Rep. Gillmor is quick to insist his visible stand on ILCs is not borne out of a competitive concern, nor is it limited to Wal-Mart.

"The concern would be the same whether I were involved" in a bank "or not," he said. "The issue is do you let an industrial or commercial company own a financial institution and go into banking using ILCs, even though other companies can't? I don't think you should. … It could be Wal-Mart, or Jiffy Mart, or whoever.

"I'm not going to characterize it as a Wal-Mart bill, because it's not. … [Wal-Mart] just happens to be an example. When you're the biggest company in the world, people pay more attention."

Rep.

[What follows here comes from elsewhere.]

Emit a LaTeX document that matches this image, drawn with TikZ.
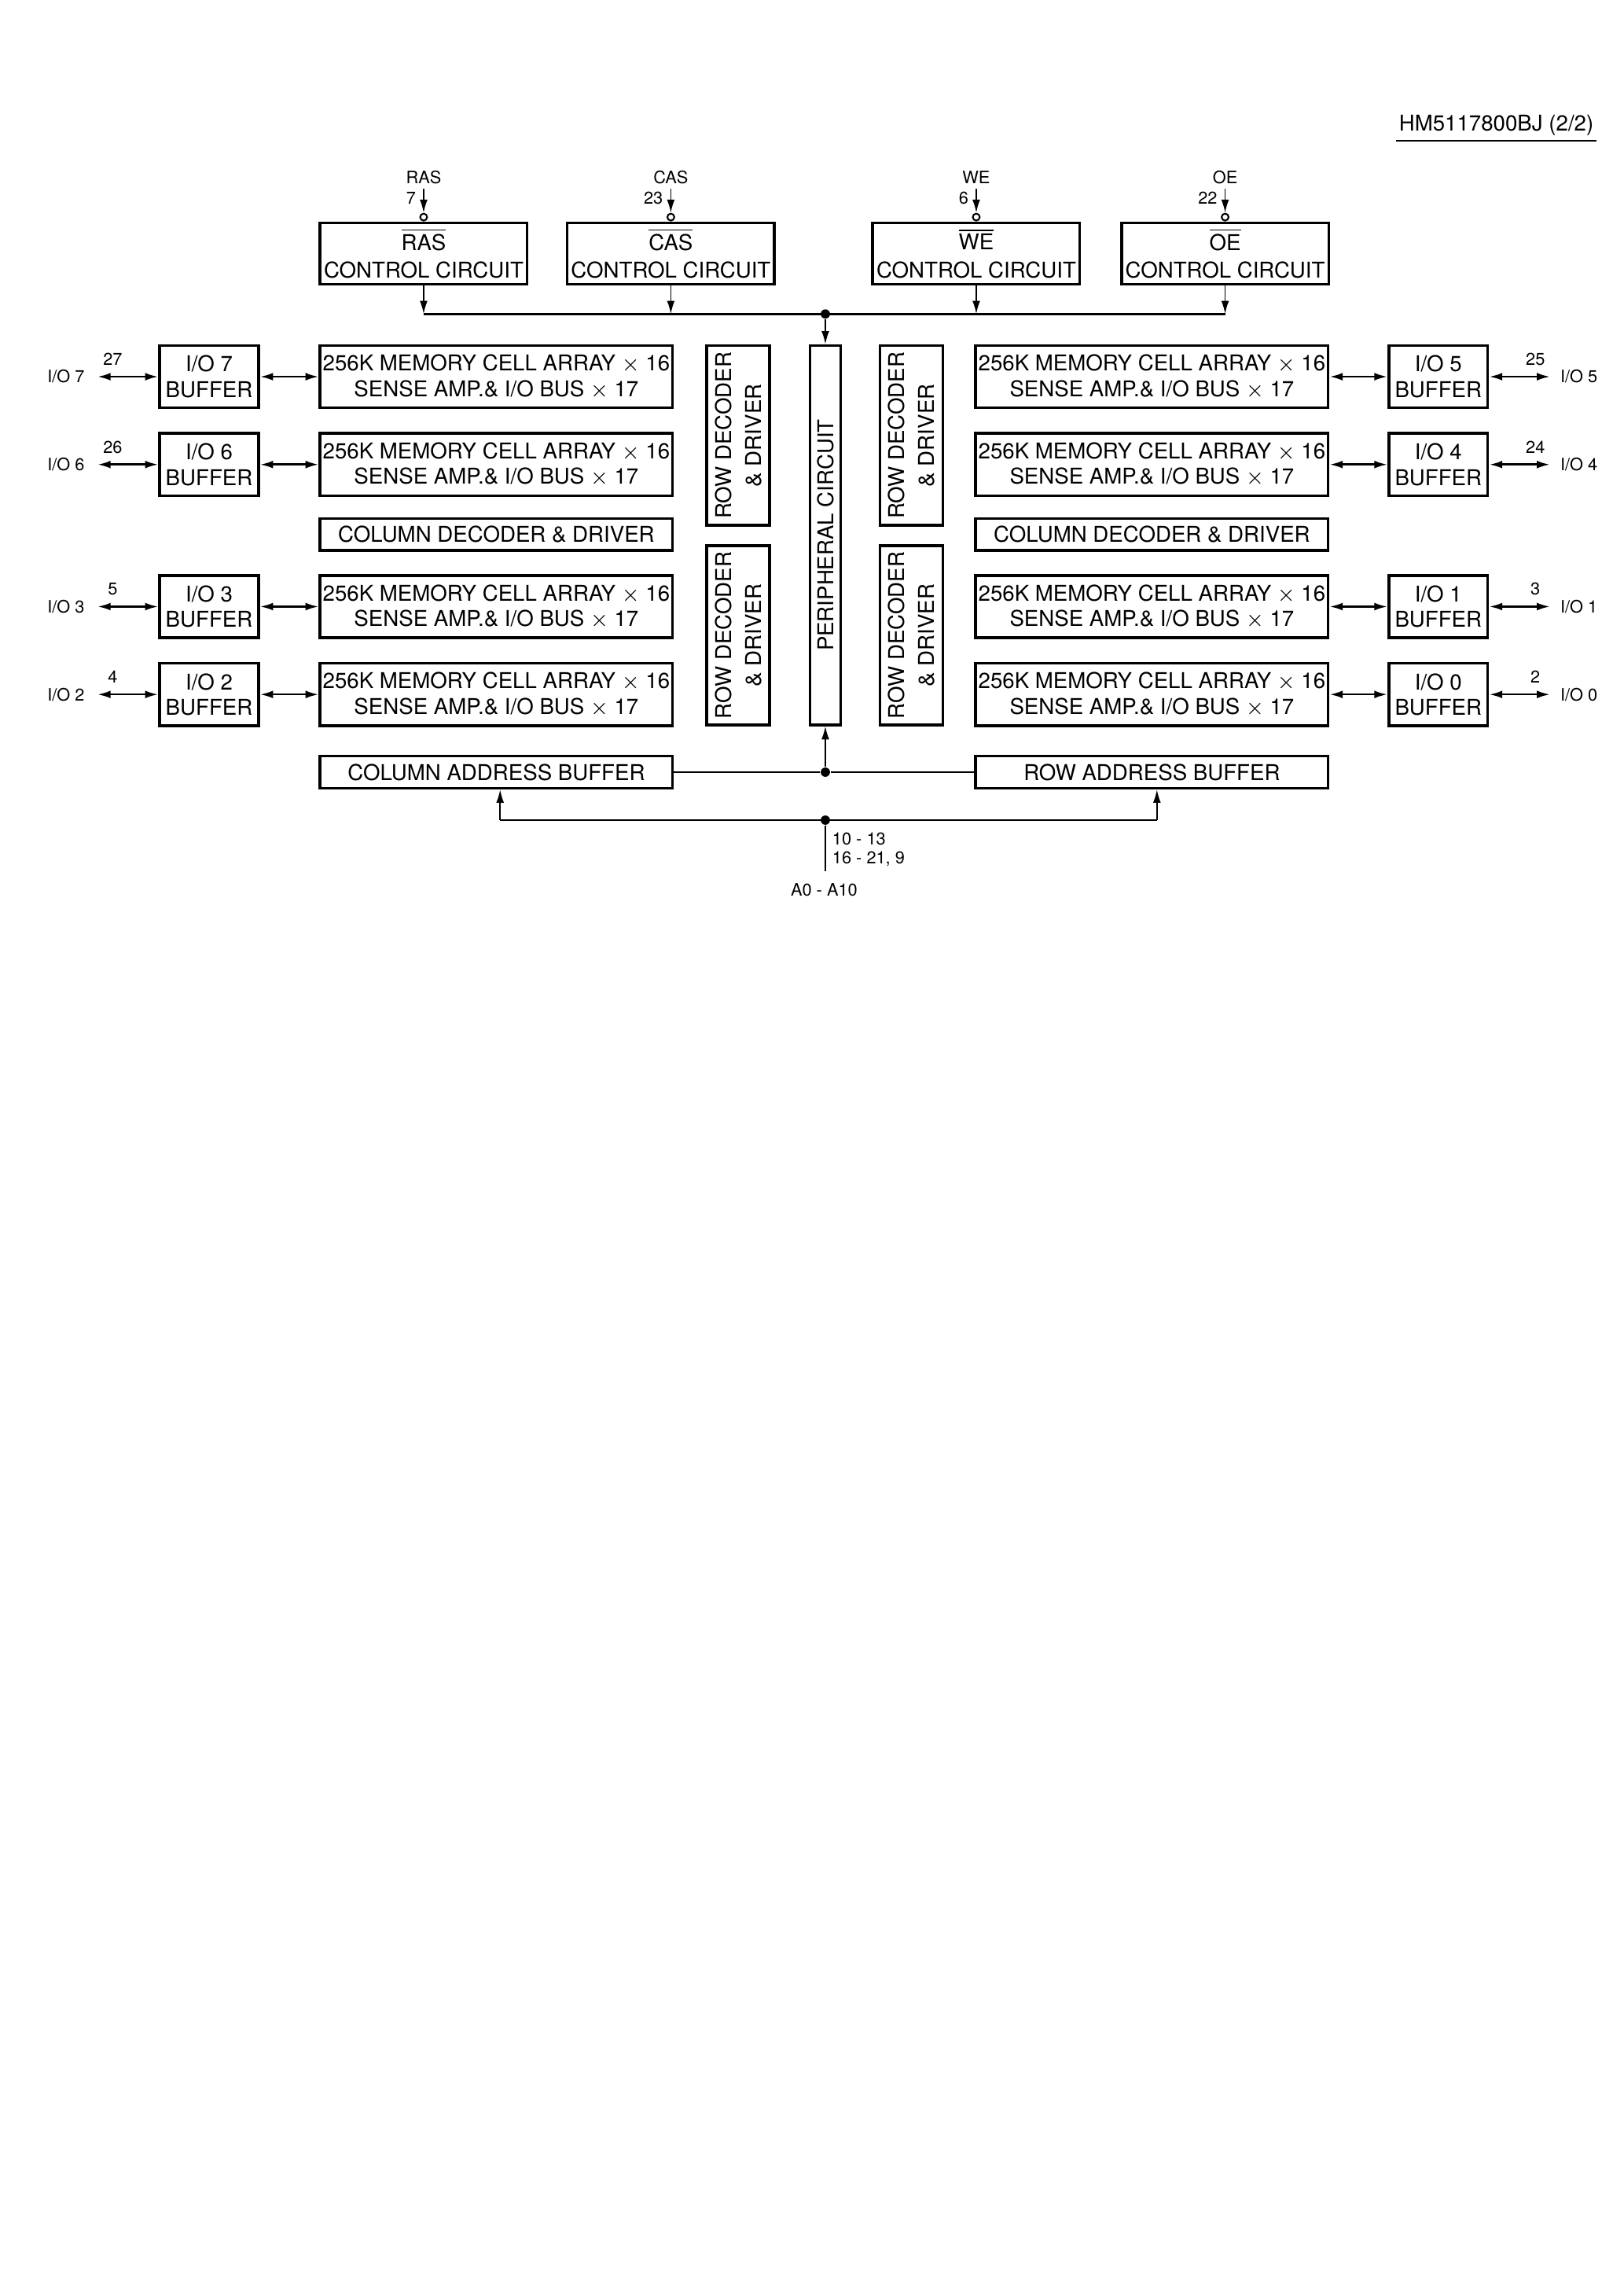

Gillmor, who first introduced ILC legislation with Rep. Frank in 2003, commended the FDIC for giving Congress another year to pass its ILC bill. (On Jan. 31 the agency extended a moratorium on applications by commercial companies to buy or charter ILCs.)

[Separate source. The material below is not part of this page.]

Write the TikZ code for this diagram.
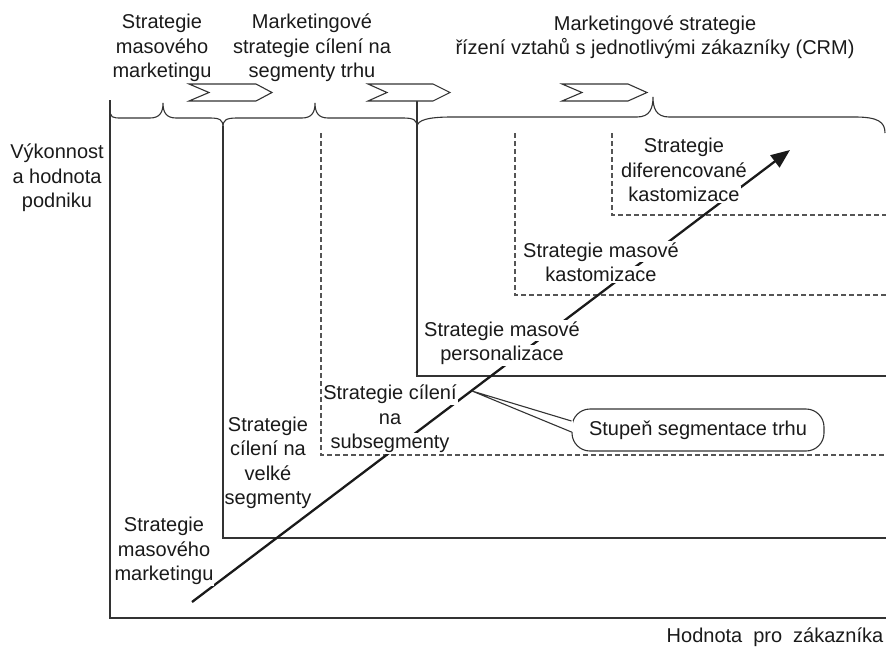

The bill has attracted 49 co-sponsors and could pass the House this year, but it faces longer odds in the Senate, because Sen. Bob Bennett, R-Utah, opposes it. Utah is home to 33 of the 58 ILCs.

Sen. Bennett was rumored to be open to compromise, perhaps agreeing to a ban on interstate branching by commercially owned ILCs rather than a ban on commercial firms owning ILCs. But he has never confirmed such a stance.

Still, Rep. Gillmor remains optimistic.

"I think this year the Senate will act," he said. "I'm not sure what it will look like — what they act on.

"After they act, we'll go to conference committee, and that's where it will really happen."

On other issues, Rep. Gillmor said he is "leery" of dictating how the government-sponsored enterprises should fund affordable housing projects.

The provision is a priority for Rep. Frank in GSE reform legislation, but Rep. Gillmor said Fannie Mae and Freddie Mac should spend their earnings as they see fit.

"We should treat them as what they are: private companies," Rep. Gillmor said. "I would not, in a perfect world, be for the government mandating them to take a certain portion of their profits … and put them in a certain purpose. It's a private company, just like General Electric."